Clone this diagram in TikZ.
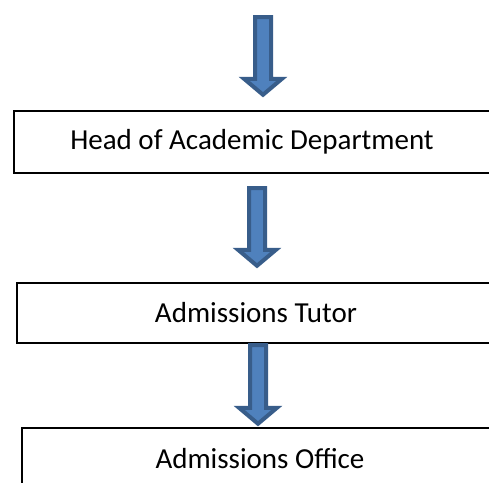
\documentclass[tikz,border=0pt]{standalone}
\usepackage{fontspec}
\setmainfont{Carlito}
\usepackage{tikz}
\usetikzlibrary{calc}
\usepackage{xcolor}
\definecolor{arrowfill}{HTML}{4F81BD}
\definecolor{arrowedge}{HTML}{385D8A}

\begin{document}
\begin{tikzpicture}[x=1pt,y=-1pt]
\tikzstyle{stage} =[draw, line width=1.5pt, inner sep=0pt, minimum width=520pt, minimum height=62pt, anchor=west]
\tikzstyle{caption} =[inner sep=0pt, font=\fontsize{29}{34}\selectfont]
\tikzstyle{blockarrow} =[draw=arrowedge, fill=arrowfill, line width=4pt, to path={let \p1=(\tikztostart), \p2=(\tikztotarget) in (\x1-8,\y1) -- (\x1+8,\y1) -- (\x1+8,\y2+16) -- (\x1+19,\y2+16) -- (\x1,\y2) -- (\x1-19,\y2+16) -- (\x1-8,\y2+16) -- cycle}]

\useasboundingbox (0,0) rectangle (489,482);
\clip (0,0) rectangle (489,482);
\fill[white] (0,0) rectangle (489,482);

\node[stage](head) at (13,142){};
\node[stage, minimum height=60pt](tutor) at (16,313){};
\node[stage](office) at (21,459){};

\node[caption](headtext) at (252,142){Head of Academic Department};
\node[caption](tutortext) at (256,313){Admissions Tutor};
\node[caption](officetext) at (260,459){Admissions Office};

\coordinate (in) at (263,17);

\draw [blockarrow] (in) to ($(head.north)+(0,-15.5)$);
\draw [blockarrow] (257,188) to ($(tutor.north)+(0,-16.5)$);
\draw [blockarrow] (258,345) to ($(office.north)+(0,-3.5)$);
\end{tikzpicture}
\end{document}
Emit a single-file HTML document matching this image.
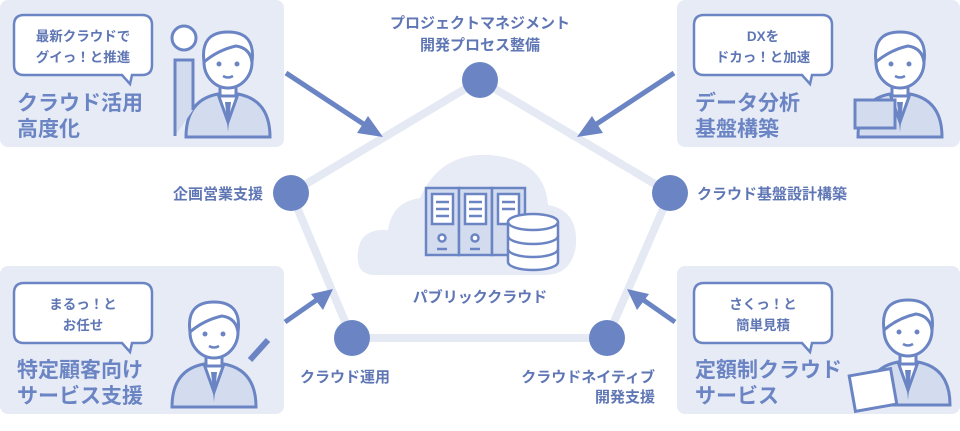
<!DOCTYPE html>
<html><head><meta charset="utf-8"><style>
body{margin:0;width:960px;height:426px;background:#fff;overflow:hidden;font-family:"Liberation Sans","Noto Sans CJK JP",sans-serif;}
</style></head><body>
<svg width="960" height="426" viewBox="0 0 960 426" xmlns="http://www.w3.org/2000/svg" font-family="Liberation Sans, Noto Sans CJK JP, sans-serif" font-weight="bold">
<defs>
<g id="person">
  <path d="M-42,75 Q-42,38 -10,32 L10,32 Q42,38 42,75 Z" fill="#d3dcef" stroke="#6b85c4" stroke-width="3"/>
  <path d="M-10,32 L0,60 L10,32" fill="#fff" stroke="#6b85c4" stroke-width="3"/>
  <path d="M-3,40 L0,70 L3,40" fill="#6b85c4"/>
  <rect x="-8" y="18" width="16" height="16" fill="#fff" stroke="#6b85c4" stroke-width="3"/>
  <ellipse cx="0" cy="0" rx="24" ry="26" fill="#fff" stroke="#6b85c4" stroke-width="3"/>
  <path d="M-24,0 Q-28,-30 0,-30 Q28,-30 24,0 Q22,-14 8,-16 Q-10,-12 -24,0Z" fill="#fff" stroke="#6b85c4" stroke-width="3"/>
  <circle cx="-9" cy="2" r="2.5" fill="#6b85c4"/><circle cx="9" cy="2" r="2.5" fill="#6b85c4"/>
  <path d="M-5,14 Q0,17 5,14" stroke="#6b85c4" stroke-width="2.5" fill="none"/>
</g>
</defs>
<rect x="0" y="0" width="284" height="147" rx="8" fill="#e7ebf5"/>
<rect x="677" y="0" width="283" height="147" rx="8" fill="#e7ebf5"/>
<rect x="0" y="266" width="284" height="148" rx="8" fill="#e7ebf5"/>
<rect x="677" y="266" width="283" height="148" rx="8" fill="#e7ebf5"/>
<polygon points="480,80 670,193 607,338 352,338 291,193" fill="none" stroke="#e5e9f4" stroke-width="8"/>
<g stroke="#6b85c4" stroke-width="5" fill="#6b85c4">
<line x1="286" y1="73" x2="365" y2="125"/><polygon points="383,137 357,133 368,116" stroke="none"/>
<line x1="674" y1="73" x2="595" y2="125"/><polygon points="577,137 592,116 603,133" stroke="none"/>
<line x1="285" y1="322" x2="318" y2="299"/><polygon points="333,289 323,310 311,294" stroke="none"/>
<line x1="675" y1="322" x2="642" y2="299"/><polygon points="627,289 649,294 637,310" stroke="none"/>
</g>
<g fill="#6b85c4"><circle cx="480" cy="80" r="18"/><circle cx="670" cy="193" r="18"/><circle cx="607" cy="338" r="18"/><circle cx="352" cy="338" r="18"/><circle cx="291" cy="193" r="18"/></g>
<path d="M375,275 Q355,275 358,252 Q360,228 388,230 Q392,202 420,198 Q440,152 490,155 Q545,160 548,205 Q578,210 576,245 Q572,275 545,275 Z" fill="#e7ebf5"/>
<g stroke="#6b85c4" stroke-width="2.5" fill="#d3dcef">
<rect x="426" y="188" width="33" height="67"/><rect x="459" y="188" width="33" height="67"/><rect x="492" y="188" width="33" height="67"/>
</g>
<g stroke="#6b85c4" stroke-width="2.5" fill="#fff">
<rect x="432" y="194" width="21" height="30"/><rect x="465" y="194" width="21" height="30"/><rect x="498" y="194" width="21" height="30"/>
<circle cx="442" cy="238" r="3.5"/><circle cx="475" cy="238" r="3.5"/>
<path d="M508,222 a25,8 0 0 1 50,0 v40 a25,8 0 0 1 -50,0 Z"/><path d="M508,222 a25,8 0 0 0 50,0 M508,236 a25,8 0 0 0 50,0 M508,249 a25,8 0 0 0 50,0" fill="none"/>
</g>
<g stroke="#6b85c4" stroke-width="2.5"><line x1="436" y1="202" x2="449" y2="202"/><line x1="436" y1="209" x2="449" y2="209"/><line x1="436" y1="216" x2="449" y2="216"/><line x1="469" y1="202" x2="482" y2="202"/><line x1="469" y1="209" x2="482" y2="209"/><line x1="469" y1="216" x2="482" y2="216"/><line x1="502" y1="202" x2="515" y2="202"/><line x1="502" y1="209" x2="515" y2="209"/><line x1="437" y1="249" x2="447" y2="249"/><line x1="470" y1="249" x2="480" y2="249"/></g>
<g fill="#5f76b5" font-size="15">
<text x="480" y="302" text-anchor="middle">パブリッククラウド</text>
<text x="480" y="28" text-anchor="middle">プロジェクトマネジメント</text>
<text x="480" y="50" text-anchor="middle">開発プロセス整備</text>
<text x="263" y="199" text-anchor="end">企画営業支援</text>
<text x="697" y="199">クラウド基盤設計構築</text>
<text x="300" y="382">クラウド運用</text>
<text x="655" y="382" text-anchor="end">クラウドネイティブ</text>
<text x="655" y="402" text-anchor="end">開発支援</text>
</g>
<g fill="#fff" stroke="#6b85c4" stroke-width="2.5">
<path d="M24,15 H142 Q152,15 152,25 V65 Q152,75 142,75 H132 L130,84 L122,75 H24 Q14,75 14,65 V25 Q14,15 24,15Z"/>
<path d="M704,15 H822 Q832,15 832,25 V65 Q832,75 822,75 H812 L810,84 L802,75 H704 Q694,75 694,65 V25 Q694,15 704,15Z"/>
<path d="M24,283 H142 Q152,283 152,293 V333 Q152,343 142,343 H132 L130,352 L122,343 H24 Q14,343 14,333 V293 Q14,283 24,283Z"/>
<path d="M704,283 H822 Q832,283 832,293 V333 Q832,343 822,343 H812 L810,352 L802,343 H704 Q694,343 694,333 V293 Q694,283 704,283Z"/>
</g>
<g fill="#5f76b5" font-size="13.5" text-anchor="middle">
<text x="83" y="41">最新クラウドで</text><text x="83" y="62">グイっ！と推進</text>
<text x="763" y="41">DXを</text><text x="763" y="62">ドカっ！と加速</text>
<text x="83" y="309">まるっ！と</text><text x="83" y="330">お任せ</text>
<text x="763" y="309">さくっ！と</text><text x="763" y="330">簡単見積</text>
</g>
<g fill="#6b85c4" font-size="21">
<text x="17" y="110">クラウド活用</text><text x="17" y="136">高度化</text>
<text x="695" y="110">データ分析</text><text x="695" y="136">基盤構築</text>
<text x="17" y="377">特定顧客向け</text><text x="17" y="403">サービス支援</text>
<text x="695" y="377">定額制クラウド</text><text x="695" y="403">サービス</text>
</g>
<g transform="translate(228,62)"><use href="#person"/></g>
<path d="M175,136 V60 H193 V110" fill="#d3dcef" stroke="#6b85c4" stroke-width="3"/>
<circle cx="184" cy="38" r="12" fill="#fff" stroke="#6b85c4" stroke-width="3"/>
<g transform="translate(900,62)"><use href="#person"/></g>
<rect x="855" y="100" width="40" height="28" fill="#d3dcef" stroke="#6b85c4" stroke-width="3"/>
<g transform="translate(214,332)"><use href="#person"/></g>
<path d="M250,360 L268,340" stroke="#6b85c4" stroke-width="6"/>
<g transform="translate(908,330)"><use href="#person"/></g>
<rect x="852" y="372" width="42" height="36" fill="#fff" stroke="#6b85c4" stroke-width="3" transform="rotate(-10 873 390)"/>
</svg>
</body></html>
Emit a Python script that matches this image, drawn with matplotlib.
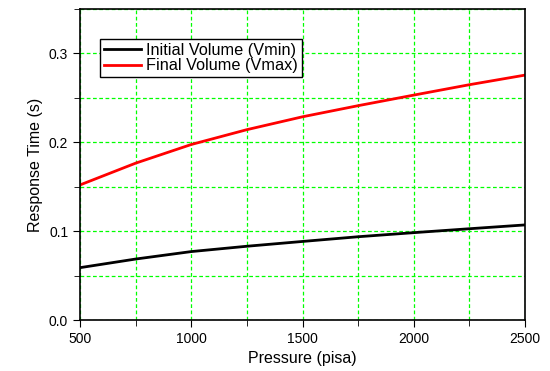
══════════════════════════════
Give again exactly the lines running from the beginning of the material above through the line that contains "line width=4pt, to", and leave out every picture.

Clone this diagram in TikZ.
\documentclass[tikz,border=0pt]{standalone}
\usepackage{fontspec}
\setmainfont{Carlito}
\usepackage{tikz}
\usetikzlibrary{calc}
\usepackage{xcolor}
\definecolor{arrowfill}{HTML}{4F81BD}
\definecolor{arrowedge}{HTML}{385D8A}

\begin{document}
\begin{tikzpicture}[x=1pt,y=-1pt]
\tikzstyle{stage} =[draw, line width=1.5pt, inner sep=0pt, minimum width=520pt, minimum height=62pt, anchor=west]
\tikzstyle{caption} =[inner sep=0pt, font=\fontsize{29}{34}\selectfont]
\tikzstyle{blockarrow} =[draw=arrowedge, fill=arrowfill, line width=4pt, to path={let \p1=(\tikztostart), \p2=(\tikztotarget) in (\x1-8,\y1) -- (\x1+8,\y1) -- (\x1+8,\y2+16) -- (\x1+19,\y2+16) -- (\x1,\y2) -- (\x1-19,\y2+16) -- (\x1-8,\y2+16) -- cycle}]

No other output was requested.